Hey guys, I recently found one of those YENO SC-3000, which is like the SEGA except it outputs RGB at 50Hz. I did some homework and found out the culprit was the TMS9929ANL, which outputs component (converted to RGB by a daughter board) at 50Hz. It exists a TMS9928ANL, which is exactly the same excepts it outputs at 60Hz. Now, I have the console, the replacement chip, but I'm not sure if straight replacing the chip would simply work, and I would love your input. Specifically I don't know if I have to deal with crystal oscillators: there is only one on the board, and it's a 10.73863 KDS. For reference, 60Hz modding an SMS2 is as easy as grounding a pin from the PPU. https://en.wikipedia.org/wiki/Texas_Instruments_TMS9918 http://www.cs.columbia.edu/~sedwards/papers/TMS9918.pdf (pinout page 54) I mean, it seems straightforward, but I don't want to make a stupid mistake and I'd rather have you guys check on what I'm doing.

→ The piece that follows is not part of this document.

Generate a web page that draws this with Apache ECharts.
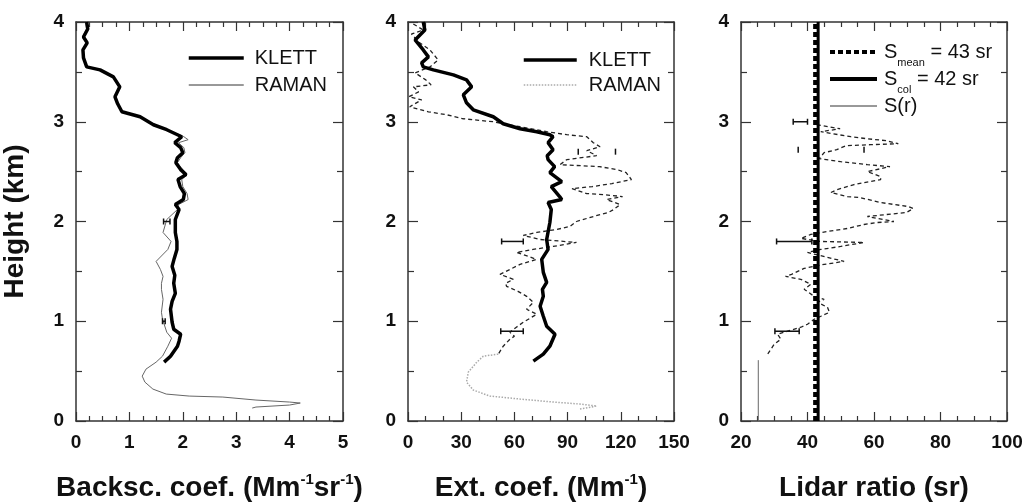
<!DOCTYPE html>
<html><head><meta charset="utf-8">
<script src="https://cdn.jsdelivr.net/npm/echarts@6/dist/echarts.min.js"></script>
<style>html,body{margin:0;padding:0;background:#fff}#c{width:1027px;height:504px}</style>
</head><body><div id="c"></div>
<script>
const FONT = "'Liberation Sans', Arial, Helvetica, sans-serif";

// ---------- Panel 1: backscatter coefficient ----------
const klett1Height = [4.00,3.93,3.85,3.79,3.72,3.64,3.55,3.52,3.45,3.35,3.25,3.18,3.10,3.05,2.97,2.92,2.85,2.79,2.74,2.69,2.64,2.59,2.52,2.47,2.42,2.35,2.28,2.22,2.17,2.12,2.02,1.89,1.80,1.72,1.63,1.55,1.46,1.38,1.28,1.20,1.12,0.99,0.92,0.87,0.80,0.75,0.65,0.59];
const klett1Value  = [0.20,0.22,0.14,0.21,0.13,0.14,0.20,0.45,0.70,0.82,0.73,0.78,0.86,1.20,1.45,1.70,1.98,1.85,1.96,2.00,1.90,1.87,1.96,2.06,1.91,1.95,2.03,2.01,1.86,1.93,1.86,1.86,1.89,1.89,1.84,1.80,1.85,1.83,1.86,1.80,1.77,1.80,1.83,1.96,1.93,1.90,1.77,1.65];
const raman1Height = [4.00,3.93,3.85,3.79,3.72,3.64,3.55,3.52,3.45,3.35,3.25,3.18,3.10,3.05,2.97,2.92,2.85,2.82,2.79,2.74,2.69,2.64,2.59,2.52,2.47,2.42,2.35,2.28,2.22,2.17,2.12,2.02,1.89,1.80,1.72,1.60,1.52,1.45,1.38,1.32,1.22,1.09,1.02,0.89,0.83,0.75,0.65,0.59,0.52,0.45,0.39,0.32,0.27,0.25,0.24,0.21,0.19,0.18,0.16,0.14,0.13];
const raman1Value  = [0.18,0.20,0.12,0.20,0.12,0.13,0.19,0.42,0.68,0.84,0.72,0.77,0.85,1.18,1.44,1.72,2.02,2.10,1.92,2.02,2.04,1.96,1.90,2.00,2.08,1.98,2.00,2.08,2.10,1.92,1.90,1.70,1.63,1.78,1.72,1.50,1.58,1.63,1.60,1.60,1.63,1.60,1.62,1.70,1.79,1.72,1.62,1.50,1.31,1.24,1.29,1.44,1.69,2.12,2.75,3.37,4.00,4.20,4.00,3.37,3.30];
const err1 = [[2.0,1.64,1.76],[1.0,1.62,1.67]]; // [height, low, high]

// ---------- Panel 2: extinction coefficient ----------
const klett2Height = [4.00,3.92,3.82,3.72,3.65,3.59,3.55,3.52,3.47,3.42,3.35,3.27,3.19,3.12,3.05,2.98,2.93,2.90,2.87,2.85,2.79,2.72,2.66,2.62,2.55,2.49,2.40,2.35,2.25,2.22,2.19,2.12,1.99,1.82,1.72,1.62,1.49,1.39,1.32,1.25,1.15,1.05,0.95,0.87,0.75,0.67,0.60];
const klett2Value  = [8.6,9.5,4.0,8.6,11.5,7.7,8.6,14.3,25.6,33.0,35.9,31.2,33.0,36.8,48.1,53.7,63.2,72.6,80.0,81.8,79.0,81.8,78.5,79.0,82.7,80.0,86.7,80.8,85.5,86.7,79.0,80.8,80.0,78.2,79.0,75.4,76.3,78.2,75.8,76.3,74.5,76.3,78.2,82.9,80.0,76.3,70.7];
const raman2Height = [3.98,3.92,3.88,3.80,3.72,3.62,3.55,3.49,3.42,3.37,3.35,3.30,3.25,3.22,3.15,3.10,3.07,3.03,3.00,2.95,2.90,2.87,2.85,2.79,2.75,2.71,2.66,2.62,2.57,2.55,2.52,2.49,2.42,2.38,2.35,2.33,2.28,2.27,2.25,2.22,2.17,2.12,2.09,2.05,2.00,1.95,1.92,1.89,1.86,1.82,1.79,1.75,1.72,1.69,1.65,1.62,1.57,1.52,1.47,1.42,1.38,1.35,1.30,1.25,1.19,1.12,1.07,0.99,0.94,0.89,0.85,0.82,0.75,0.67];
const raman2Value  = [3.0,8.6,2.0,6.0,12.4,17.0,12.4,4.0,10.0,13.0,3.0,6.0,0.5,7.7,1.0,11.5,21.8,31.2,48.1,63.2,78.2,89.5,100.8,104.5,108.3,100.8,106.4,89.5,85.7,108.0,118.0,123.0,126.0,115.0,104.0,92.5,100.8,110.0,121.0,112.0,119.6,116.0,112.9,104.5,95.0,91.3,83.8,72.6,65.0,74.5,95.0,81.8,70.5,61.1,68.0,72.4,63.2,57.5,51.9,59.4,55.0,55.6,62.0,66.9,70.7,66.9,72.6,65.0,61.1,57.5,60.0,57.5,53.7,50.9];
const raman2LowHeight = [0.67,0.65,0.59,0.49,0.39,0.31,0.25,0.22,0.19,0.17,0.15,0.12];
const raman2LowValue  = [50.9,42.5,38.8,34.0,33.0,36.8,46.2,63.2,82.0,97.0,106.4,97.0];
const err2 = [[1.8,52.8,65],[0.9,52.3,65]];
const errCaps2 = [[2.7,96,117]];   // error bar whose bar is hidden by the profile

// ---------- Panel 3: lidar ratio ----------
const sMean = 42.3;   // dashed line
const sCol = 43.2;    // solid line
const srHeight = [2.97,2.95,2.93,2.90,2.85,2.83,2.81,2.78,2.77,2.76,2.72,2.69,2.63,2.60,2.57,2.55,2.50,2.45,2.42,2.37,2.32,2.29,2.25,2.24,2.19,2.15,2.13,2.09,2.07,2.05,2.00,1.99,1.97,1.93,1.90,1.87,1.83,1.80,1.79,1.75,1.72,1.69,1.64,1.60,1.57,1.53,1.47,1.45,1.42,1.37,1.32,1.25,1.22,1.19,1.14,1.09,1.05,1.02,0.97,0.94,0.90,0.87,0.82,0.77,0.72,0.67,0.65];
const srValue  = [42.8,46.3,49.8,44,53,57.8,63.8,67.3,59,51.6,48.8,45,43.5,50,58,64.8,58,62,62,54,48.9,47,52,55.8,62,70.3,71.8,69.7,63.8,58,66,61,57,52,46,41,38,44,57,50,44,40,46,51,45,39,35.2,33.4,38,41,39,42,45,43,46,46.6,44,42,40,38,34,31,32,30,29,28,27.5];
const srLowHeight = [0.0,0.61];
const srLowValue  = [25.2,25.2];
const err3 = [[3.0,35.7,40],[1.8,30.7,41.3],[0.9,30.2,37.5]];
const errCaps3 = [[2.72,37.2,57]];

// ---------- axes ----------
const heightTicks = [0,1,2,3,4];
const xRanges = [
  {min:0, max:5, interval:1, minor:4},
  {min:0, max:150, interval:30, minor:3},
  {min:20, max:100, interval:20, minor:4}
];

const zip = (xs, ys) => xs.map((x, i) => [x, ys[i]]);
const AX = '#333';

const supRich = {sup:{fontSize:15, fontWeight:'bold', fontFamily:FONT, color:'#111', verticalAlign:'top', lineHeight:15, padding:[0,0,0,0]}};
const xNames = [
  'Backsc. coef. (Mm{sup|-1}sr{sup|-1})',
  'Ext. coef. (Mm{sup|-1})',
  'Lidar ratio (sr)'
];

const grids = [
  {left:76, right:684, top:22, bottom:83},
  {left:408, right:353, top:22, bottom:83},
  {left:741, right:20, top:22, bottom:83}
].map(g => Object.assign({outerBoundsMode:'none', containLabel:false}, g));

function xAxisDef(i, top) {
  const r = xRanges[i];
  const a = {
    type:'value', gridIndex:i, position: top ? 'top' : 'bottom',
    min:r.min, max:r.max, interval:r.interval,
    axisLine:{show:true, onZero:false, lineStyle:{color:AX, width:1.5}},
    axisTick:{show:true, inside:true, length:9, lineStyle:{color:AX, width:1.2}},
    minorTick:{show:true, splitNumber:r.minor, length:5, lineStyle:{color:AX, width:1.2}},
    splitLine:{show:false}, minorSplitLine:{show:false},
    axisLabel:{show:!top, fontFamily:FONT, fontWeight:'bold', fontSize:19, color:'#111', margin:12}
  };
  if (!top) {
    a.name = xNames[i];
    a.nameLocation = 'middle';
    a.nameGap = 51;
    a.nameTextStyle = {fontFamily:FONT, fontWeight:'bold', fontSize:28, color:'#111', lineHeight:32, rich:supRich};
  }
  return a;
}
function yAxisDef(i, right) {
  const a = {
    type:'value', gridIndex:i, position: right ? 'right' : 'left',
    min:heightTicks[0], max:heightTicks[heightTicks.length-1], interval:1,
    axisLine:{show:true, onZero:false, lineStyle:{color:AX, width:1.5}},
    axisTick:{show:true, inside:true, length:10, lineStyle:{color:AX, width:1.2}},
    minorTick:{show:true, splitNumber:2, length:6, lineStyle:{color:AX, width:1.2}},
    splitLine:{show:false}, minorSplitLine:{show:false},
    axisLabel:{show:!right, fontFamily:FONT, fontWeight:'bold', fontSize:19, color:'#111', margin:12}
  };
  if (!right && i === 0) {
    a.name = 'Height (km)';
    a.nameLocation = 'middle';
    a.nameGap = 47;
    a.nameTextStyle = {fontFamily:FONT, fontWeight:'bold', fontSize:28, color:'#111'};
  }
  return a;
}

function errRender(withBar) {
  return function (params, api) {
    const h = api.value(0), lo = api.value(1), hi = api.value(2);
    const a = api.coord([lo, h]), b = api.coord([hi, h]);
    const c = 3, st = {stroke:'#111', lineWidth:1.5};
    const kids = [
      {type:'line', shape:{x1:a[0], y1:a[1]-c, x2:a[0], y2:a[1]+c}, style:st},
      {type:'line', shape:{x1:b[0], y1:b[1]-c, x2:b[0], y2:b[1]+c}, style:st}
    ];
    if (withBar) kids.push({type:'line', shape:{x1:a[0], y1:a[1], x2:b[0], y2:b[1]}, style:st});
    return {type:'group', children:kids};
  };
}
function errSeries(i, data, withBar) {
  return {type:'custom', xAxisIndex:i, yAxisIndex:i, data:data, renderItem:errRender(withBar),
    encode:{x:[1,2], y:0}, z:4, silent:true};
}
function lineSeries(name, i, data, ls, z) {
  return {type:'line', name:name, xAxisIndex:i, yAxisIndex:i, data:data, symbol:'none',
    lineStyle:ls, itemStyle:{color:ls.color, opacity:0}, z:z || 2, silent:true, animation:false, clip:true};
}

const series = [
  lineSeries('RAMAN', 0, zip(raman1Value, raman1Height), {color:'#666', width:1}, 2),
  lineSeries('KLETT', 0, zip(klett1Value, klett1Height), {color:'#000', width:3.5}, 3),
  errSeries(0, err1, true),

  lineSeries('RAMAN2', 1, zip(raman2LowValue, raman2LowHeight), {color:'#aaa', width:1.5, type:'dotted'}, 2),
  lineSeries('RAMAN2u', 1, zip(raman2Value, raman2Height), {color:'#222', width:1.3, type:[4,3]}, 2),
  lineSeries('KLETT', 1, zip(klett2Value, klett2Height), {color:'#000', width:3.5}, 3),
  errSeries(1, err2, true),
  errSeries(1, errCaps2, false),

  lineSeries('Smean', 2, [[sMean, heightTicks[0]], [sMean, heightTicks[4]]], {color:'#000', width:4, type:[5,3]}, 3),
  lineSeries('Scol', 2, [[sCol, heightTicks[0]], [sCol, heightTicks[4]]], {color:'#000', width:3}, 3),
  lineSeries('S(r)', 2, zip(srValue, srHeight), {color:'#222', width:1.3, type:[4,3]}, 2),
  lineSeries('S(r)low', 2, zip(srLowValue, srLowHeight), {color:'#666', width:1}, 2),
  errSeries(2, err3, true),
  errSeries(2, errCaps3, false)
];

const legTxt = {fontFamily:FONT, fontSize:20, color:'#111', lineHeight:20};
const subRich = {sub:{fontSize:11, fontFamily:FONT, color:'#111', verticalAlign:'top', lineHeight:11, padding:[16,0,0,0]}};
const noSym = {opacity:0};

const legends = [
  {left:187, top:48, padding:0, orient:'vertical', itemWidth:55, itemHeight:14, itemGap:7, selectedMode:false,
   itemStyle:noSym,
   textStyle:Object.assign({padding:[0,0,0,6]}, legTxt),
   data:[{name:'KLETT', lineStyle:{width:3.5}}, {name:'RAMAN', lineStyle:{width:1, color:'#333'}}]},
  {left:522, top:50, padding:0, orient:'vertical', itemWidth:53, itemHeight:14, itemGap:5, selectedMode:false,
   itemStyle:noSym,
   textStyle:Object.assign({padding:[0,0,0,7]}, legTxt),
   formatter: n => n === 'RAMAN2' ? 'RAMAN' : n,
   data:[{name:'KLETT', lineStyle:{width:3.5}}, {name:'RAMAN2', lineStyle:{width:1.5}}]},
  {left:828, top:41, padding:0, orient:'vertical', itemWidth:47, itemHeight:14, itemGap:0, selectedMode:false,
   itemStyle:noSym,
   textStyle:{fontFamily:FONT, fontSize:20, color:'#111', lineHeight:22, padding:[0,0,0,2], rich:subRich},
   formatter: n => n === 'Smean' ? 'S{sub|mean} = 43 sr' : (n === 'Scol' ? 'S{sub|col} = 42 sr' : 'S(r)'),
   data:[{name:'Smean', lineStyle:{width:4, type:[5,3]}}, {name:'Scol', lineStyle:{width:4}}, {name:'S(r)', lineStyle:{width:1, type:'solid', color:'#333'}}]}
];

const chart = echarts.init(document.getElementById('c'), null, {renderer:'canvas'});
chart.setOption({
  animation:false,
  backgroundColor:'#fff',
  grid:grids,
  xAxis:[xAxisDef(0,false), xAxisDef(1,false), xAxisDef(2,false), xAxisDef(0,true), xAxisDef(1,true), xAxisDef(2,true)],
  yAxis:[yAxisDef(0,false), yAxisDef(1,false), yAxisDef(2,false), yAxisDef(0,true), yAxisDef(1,true), yAxisDef(2,true)],
  legend:legends,
  series:series
});
</script></body></html>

That xtal is almost exactly 3 times the NTSC color burst frequency, so it would seem that it's the right value for a 60Hz system - note that it's actually the wrong value for PAL, which is probably why there is no composite 60Hz version of that VDP.
Turns out, there was a second crystal that I didn't spot. This one is 3.58G CMT and is only on PAL systems apparently. However, simply replacing the chip seems to have worked. I now have the gameplay at the correct speed, but the screen is displaying the wrong colours. But it could very well be an unrelated problem though, which is going in its own thread now.
Hi, did you fix colour issue? I wasn't sure if your other posts were for this issue or not (dropped RGB line). Cheers!
There is a pot that changes the color balance (and brightness?) on the RGB board. I was able to get better colours that way, to how they were before, I got confused comparing an emulator on an LCD to the output of a real console on a CRT TV. Display calibration can go a long way.